Density functional study of the electronic and optical properties of fluorene-thieno[3,2-b]thiophene-based conjugated copolymers

Abstract

Quantum mechanical techniques are applied to investigate a family of π-conjugated copolymers: poly(9,9′-dimethylfluorene-alt-thiophene) (PFT), poly(9,9′-dimethylfluorene-alt-thieno[3,2-b]-thiophene) (PFTT), poly(9,9′-dimethylfluorene-alt-bithiophene) (PFT2), and poly(9,9′-dimethylfluorene-alt-α,α′-bisthieno[3,2-b]-thiophene) (PFTT2). Linear extrapolation is employed to obtain polymers' properties from oligomer calculations.
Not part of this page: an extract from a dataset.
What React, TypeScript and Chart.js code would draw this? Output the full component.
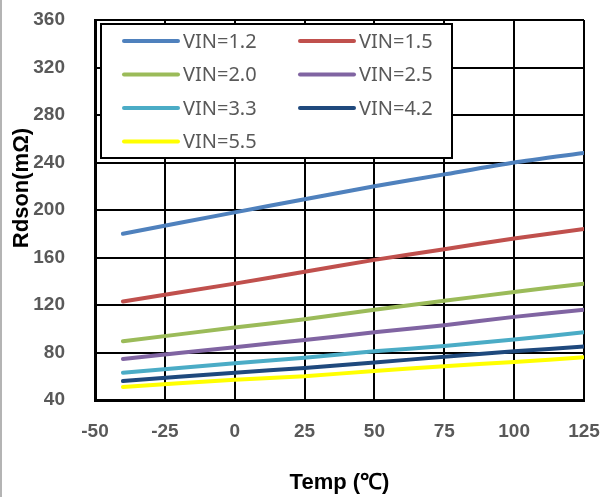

That is, the HOMO–LUMO gaps (ΔH–Ls), band gaps (E g s), ionisation potentials and electron affinities of the copolymers are obtained by plotting the corresponding quantities of the oligomers as a function of the inverse chain length (1/n) and extrapolating them to infinite chain length. The electronic properties of the neutral, positive and negative oligomers are determined using the density functional theory (DFT) at B3LYP/6-31G* approximation. The lowest singlet excitation energies of the oligomers of PFT, PFTT, PFT2, and PFTT2 are also determined with the use of the time-dependent DFT again at B3LYP/6-31G* approximation. Comparisons are made with experimental values when possible.